Week 9 (July 27–August 2): Start supplementals
The Common App opens August 1. Most school-specific supplements drop their prompts between mid-July and early August. Pull prompts for your top six schools and start with the “Why us?” essays — they require school-specific research and are time-consuming. Spend 4–6 hours per “Why us?” doing actual research: course names, professor names, research labs, traditions, and concrete reasons that wouldn’t apply to another school.
Set the personal statement aside this week.
Week 10 (August 3–9): Final pass on the personal statement
Come back to the essay one last time before school starts. Read it cold. Make three to five line-level cuts. Have one final reader — ideally your school’s English teacher or college counselor if they’re available in August — give it a last read.
By August 9, the personal statement is done. Not “almost done.” Done. The version you submit in November can be tweaked, but the spine, the voice, and the central idea should not change after this point.
Common pitfalls that wreck the summer plan
A few traps that derail this calendar every year:
- Treating the essay like a five-paragraph English assignment. Topic sentences, three body paragraphs, restatement of thesis — that structure produces a forgettable essay. The Common App essay is a piece of narrative writing, not analytical writing.
- Writing about a trauma you haven’t processed. If you cannot tell the story without crying or shutting down, it’s not the right essay for this year. Choose a topic that lets you reflect with some distance.
- Letting parents write it. Admissions officers can spot a parent-written essay in under thirty seconds because the voice doesn’t match the rest of the application. Parents should ask questions, not redraft sentences.
- Picking a “safe” topic to avoid risk. The community service trip, the winning game, the immigrant grandparent’s lesson — these can work, but they are massively overrepresented. If your draft could be written by a thousand other students, it’s not the essay that gets you in.
- Confusing the personal statement with a resume in prose. This essay is not where you list your achievements.
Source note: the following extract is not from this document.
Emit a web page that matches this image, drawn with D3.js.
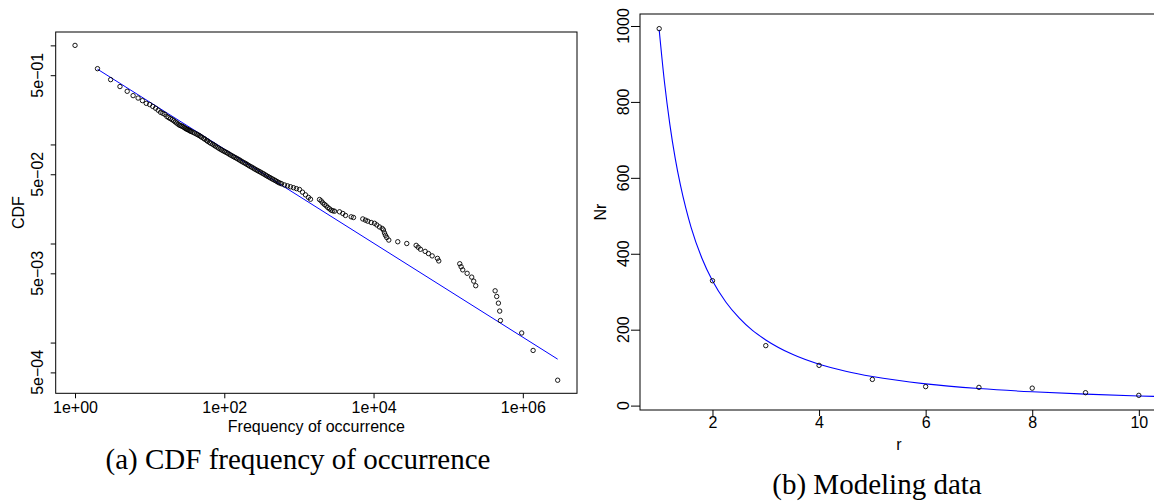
<!DOCTYPE html>
<html><head><meta charset="utf-8">
<script src="https://cdn.jsdelivr.net/npm/d3@7"></script>
<style>
html,body{margin:0;padding:0;background:#fff;}
svg{display:block;}
.tk{font-family:"Liberation Sans",Arial,Helvetica,sans-serif;font-size:16px;fill:#000;}
.cap{font-family:"Liberation Serif","Times New Roman",serif;font-size:29px;fill:#000;}
</style>
</head><body>
<svg id="chart" width="1154" height="503"></svg>
<script>
// ---- Panel (a): CDF of frequency of occurrence (log-log) ----
const freqValues = [1,2,3,4,5,6,7,8,9,
  10,11,12,13,14,15,16,17,18,19,20,21,22,23,24,25,26,27,28,29,30,31,32,33,34,35,36,38,40,42,44,46,48,50,53,55,58,60,63,66,70,73,76,80,84,88,92,96,
  101,106,111,116,121,127,133,139,146,153,160,167,175,184,193,202,211,221,232,243,254,266,279,292,306,321,336,352,368,386,404,423,443,464,486,509,532,558,585,
  641,703,771,846,927,1018,1116,1224,1343,1429,
  1888,1988,2089,2203,2322,2438,2570,2706,2843,2997,3499,3873,4207,5015,5383,
  7174,7796,8371,9295,10290,11040,12000,13040,13580,14000,14450,15030,16000,
  21100,27860,37200,39600,42500,49100,54400,61000,71800,74800,
  142900,149000,156600,179400,206600,219800,233900,
  425600,446900,471000,490000,501000,966000,1374000,2931000];
const cdfValues = [1,0.582,0.451,0.384,0.344,0.311,0.294,0.277,0.26,
  0.253,0.242,0.232,0.2215,0.211,0.206,0.201,0.1915,0.1863,0.182,0.178,0.1734,0.1687,0.1646,0.1604,0.1568,0.1547,0.1532,0.1511,0.148,0.1455,0.1433,0.1418,0.1402,0.1387,0.1366,0.1352,0.1325,0.1303,0.1278,0.1255,0.1232,0.1207,0.118,0.1151,0.1128,0.1099,0.1076,0.1052,0.1025,0.1004,0.0983,0.0962,0.094,0.0918,0.0898,0.0882,0.0864,
  0.0848,0.0831,0.0816,0.0799,0.0783,0.0768,0.0753,0.0739,0.0725,0.071,0.0697,0.0682,0.0668,0.0654,0.0642,0.0628,0.0615,0.0602,0.0591,0.0579,0.0567,0.0556,0.0545,0.0535,0.0525,0.0514,0.0505,0.0494,0.0484,0.0474,0.0465,0.0456,0.0447,0.0439,0.0431,0.0422,0.0413,0.0407,0.0401,
  0.0390,0.0382,0.0374,0.0366,0.0358,0.0351,0.0330,0.0310,0.0292,0.0280,
  0.0278,0.0269,0.0257,0.0248,0.0240,0.0231,0.0224,0.0217,0.0214,0.0212,0.0209,0.0201,0.0192,0.0186,0.0183,
  0.0177,0.0172,0.0168,0.0163,0.0160,0.0154,0.0147,0.0142,0.0137,0.0128,0.0121,0.0115,0.01083,
  0.01042,0.0100,0.00958,0.00917,0.00875,0.00833,0.00792,0.0075,0.00708,0.00667,
  0.00625,0.00583,0.00542,0.005,0.00458,0.00417,0.00375,
  0.00333,0.00292,0.0025,0.00208,0.00167,0.00125,0.000833,0.000417];
const fitLineFreq = [2, 2931000];
const fitLineCdf = [0.575, 0.00068];
const xTicksA = [1, 100, 10000, 1000000];
const xTickLabelsA = ["1e+00","1e+02","1e+04","1e+06"];
const yTicksA = [1, 0.5, 0.1, 0.05, 0.01, 0.005, 0.001, 0.0005];
const yTickLabelsA = ["", "5e\u221201", "", "5e\u221202", "", "5e\u221203", "", "5e\u221204"];

// ---- Panel (b): Modeling data ----
const rValues = [1,2,3,4,5,6,7,8,9,10];
const nrValues = [993,329,158,106,69,50,48,46,34,27];
const curveR  = [1,1.1,1.2,1.3,1.4,1.5,1.6,1.8,2,2.25,2.5,2.75,3,3.5,4,4.5,5,6,7,8,9,10,10.4];
const curveNr = [990,851,741,652,580,520,469,389,329,273,231,198,173,135,109,90.6,76.6,57.3,44.9,36.3,30.1,25.4,23.9];
const xTicksB = [2,4,6,8,10];
const yTicksB = [0,200,400,600,800,1000];

const svg = d3.select("#chart");
svg.append("rect").attr("width",1154).attr("height",503).attr("fill","#fff");

// ===== Panel (a) =====
const A = {l:55.7, r:577, t:32, b:393.3};
const xA = d3.scaleLog().domain([Math.pow(10,-0.259), Math.pow(10,6.726)]).range([A.l, A.r]);
const yA = d3.scaleLog().domain([Math.pow(10,0.135), Math.pow(10,-3.512)]).range([A.t, A.b]);
const gA = svg.append("g");

const axA_x = gA.append("g").attr("transform",`translate(0,${A.b})`)
  .call(d3.axisBottom(xA).tickValues(xTicksA).tickSize(5).tickPadding(3)
    .tickFormat((d,i)=>xTickLabelsA[i]));
const axA_y = gA.append("g").attr("transform",`translate(${A.l},0)`)
  .call(d3.axisLeft(yA).tickValues(yTicksA).tickSize(5).tickFormat(()=>""));
[axA_x, axA_y].forEach(a=>{a.select(".domain").remove(); a.selectAll("line").attr("stroke","#000");});
axA_x.selectAll("text").attr("class","tk").attr("font-size",null).attr("font-family",null).attr("dy",null).attr("y",19.4);
gA.selectAll("text.ylabA").data(yTicksA.map((v,i)=>({v,l:yTickLabelsA[i]})).filter(d=>d.l))
  .join("text").attr("class","tk ylabA").attr("text-anchor","middle")
  .attr("transform",d=>`translate(43.3,${yA(d.v)}) rotate(-90)`).text(d=>d.l);
gA.append("rect").attr("x",A.l).attr("y",A.t).attr("width",A.r-A.l).attr("height",A.b-A.t)
  .attr("fill","none").attr("stroke","#000").attr("stroke-width",1);
gA.append("text").attr("class","tk").attr("text-anchor","middle")
  .attr("x",(A.l+A.r)/2).attr("y",431.7).text("Frequency of occurrence");
gA.append("text").attr("class","tk").attr("text-anchor","middle")
  .attr("transform",`translate(24,${(A.t+A.b)/2}) rotate(-90)`).text("CDF");

const lineA = d3.line().x(d=>xA(d[0])).y(d=>yA(d[1]));
gA.append("path").attr("d", lineA(fitLineFreq.map((f,i)=>[f,fitLineCdf[i]])))
  .attr("fill","none").attr("stroke","#0000ff").attr("stroke-width",1);
gA.append("g").selectAll("circle").data(freqValues.map((f,i)=>[f,cdfValues[i]]))
  .join("circle").attr("cx",d=>xA(d[0])).attr("cy",d=>yA(d[1])).attr("r",2.2)
  .attr("fill","none").attr("stroke","#000").attr("stroke-width",0.9);

// ===== Panel (b) =====
const B = {l:640, r:1158, t:14, b:410};
const xB = d3.scaleLinear().domain([0.64,10.36]).range([B.l,B.r]);
const yB = d3.scaleLinear().domain([-11.6,1031.6]).range([B.b,B.t]);
const gB = svg.append("g");
gB.append("defs").append("clipPath").attr("id","clipB").append("rect")
  .attr("x",B.l).attr("y",B.t).attr("width",B.r-B.l).attr("height",B.b-B.t);
const axB_x = gB.append("g").attr("transform",`translate(0,${B.b})`)
  .call(d3.axisBottom(xB).tickValues(xTicksB).tickSize(6).tickFormat(d3.format("d")));
const axB_y = gB.append("g").attr("transform",`translate(${B.l},0)`)
  .call(d3.axisLeft(yB).tickValues(yTicksB).tickSize(9).tickFormat(()=>""));
[axB_x, axB_y].forEach(a=>{a.select(".domain").remove(); a.selectAll("line").attr("stroke","#000");});
axB_x.selectAll("text").attr("class","tk").attr("font-size",null).attr("font-family",null).attr("dy",null).attr("y",18.3);
gB.selectAll("text.ylabB").data(yTicksB).join("text").attr("class","tk ylabB").attr("text-anchor","middle")
  .attr("transform",d=>`translate(629.3,${yB(d)}) rotate(-90)`).text(d=>d);
gB.append("rect").attr("x",B.l).attr("y",B.t).attr("width",B.r-B.l).attr("height",B.b-B.t)
  .attr("fill","none").attr("stroke","#000").attr("stroke-width",1);
gB.append("text").attr("class","tk").attr("text-anchor","middle")
  .attr("x",(B.l+B.r)/2).attr("y",450).text("r");
gB.append("text").attr("class","tk").attr("text-anchor","middle")
  .attr("transform",`translate(606,${(B.t+B.b)/2}) rotate(-90)`).text("Nr");
const lineB = d3.line().x(d=>xB(d[0])).y(d=>yB(d[1])).curve(d3.curveMonotoneX);
gB.append("path").attr("clip-path","url(#clipB)")
  .attr("d", lineB(curveR.map((r,i)=>[r,curveNr[i]])))
  .attr("fill","none").attr("stroke","#0000ff").attr("stroke-width",1.1);
gB.append("g").selectAll("circle").data(rValues.map((r,i)=>[r,nrValues[i]]))
  .join("circle").attr("cx",d=>xB(d[0])).attr("cy",d=>yB(d[1])).attr("r",2.2)
  .attr("fill","none").attr("stroke","#000").attr("stroke-width",0.9);

svg.append("text").attr("class","cap").attr("text-anchor","middle")
  .attr("x",298).attr("y",468.5).text("(a) CDF frequency of occurrence");
svg.append("text").attr("class","cap").attr("text-anchor","middle")
  .attr("x",877).attr("y",493.5).text("(b) Modeling data");
</script>
</body></html>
It’s where you show the way you think.
What to bring to senior year on day one
If you follow this calendar, here is what you walk into senior year with:
A finished, proofread, voice-checked personal statement. Two or three “Why us?” essays drafted for your top schools. A spreadsheet of every supplemental prompt for every school on your list, sorted by deadline. A meeting scheduled with your school counselor in the second week of September to confirm your application strategy. And the most underrated asset of all: bandwidth. You’ll have the cognitive space to do well on your fall classes, finalize your school list, and study for any retakes of the SAT or ACT — instead of spending October weekends fighting with a blank page.
The students who win the senior-year game don’t have more time than everyone else. They moved the writing-heavy work to the summer, when the calendar was empty. Start June 1. You have ten weeks. Use them.